If these are some of the lessons, emerging from the experiences of past uprisings and revolutions, then it would be wise for those involved to carefully consider them. Activists will need to adopt or adapt them to the new circumstances of the 21st century, with of course, any additions which are creatively improvised as circumstances allow or even dictate. Already the uprisings in North Africa and the middle-east have effected the lives of those who live in the rest of the world. Those finance capitalists who invest and speculate on the price of commodities, including the staple energy source of petroleum, are daily bidding up the costs of these essential items, which translates into higher prices, for fuel, food, clothing and other raw materials for the rest of the world.
The ultimate success of those people in the countries of the middle-east and North Africa in obtaining their aspirations, will of course, have even further implications for the rest of us. The effects upon the rest of the world will arise, not only from the inspiration transferred to ordinary people by their tenacious example, but also from other factors. Under the present unequal system, any gains for those casting off dictatorships, will cause further increased prices for the people in the rest of the liberal-democratic world.

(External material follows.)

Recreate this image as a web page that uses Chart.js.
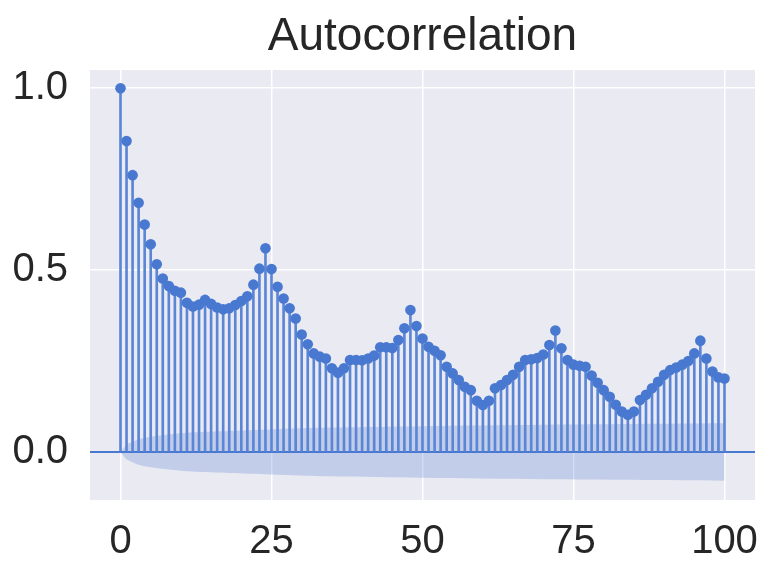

This represents a dual set of influences which is already motivating others outside these Maghrib and Gulf countries, such as Greece and Spain, to rise up in millions against the present system. For it is a system in which European and North American billionaires and their institutionalised agents, control the amount and direction of investment in industry and commerce whilst creaming off the majority of the social wealth for themselves and in the process creating economic, financial and ecological crisis. Very soon, as the young people in Greece and Spain may have tentatively signalled, we may all be Tunisians, Egyptians, or Libyans. More of us may sooner or later have our own equivalents of Tahrir Square replete with people power and placards, announcing that not just the individual political ‘suits’ must step aside, but in its perniciously corrupt global entirety and here too – ‘the regime of the capitalist mode of production must go‘.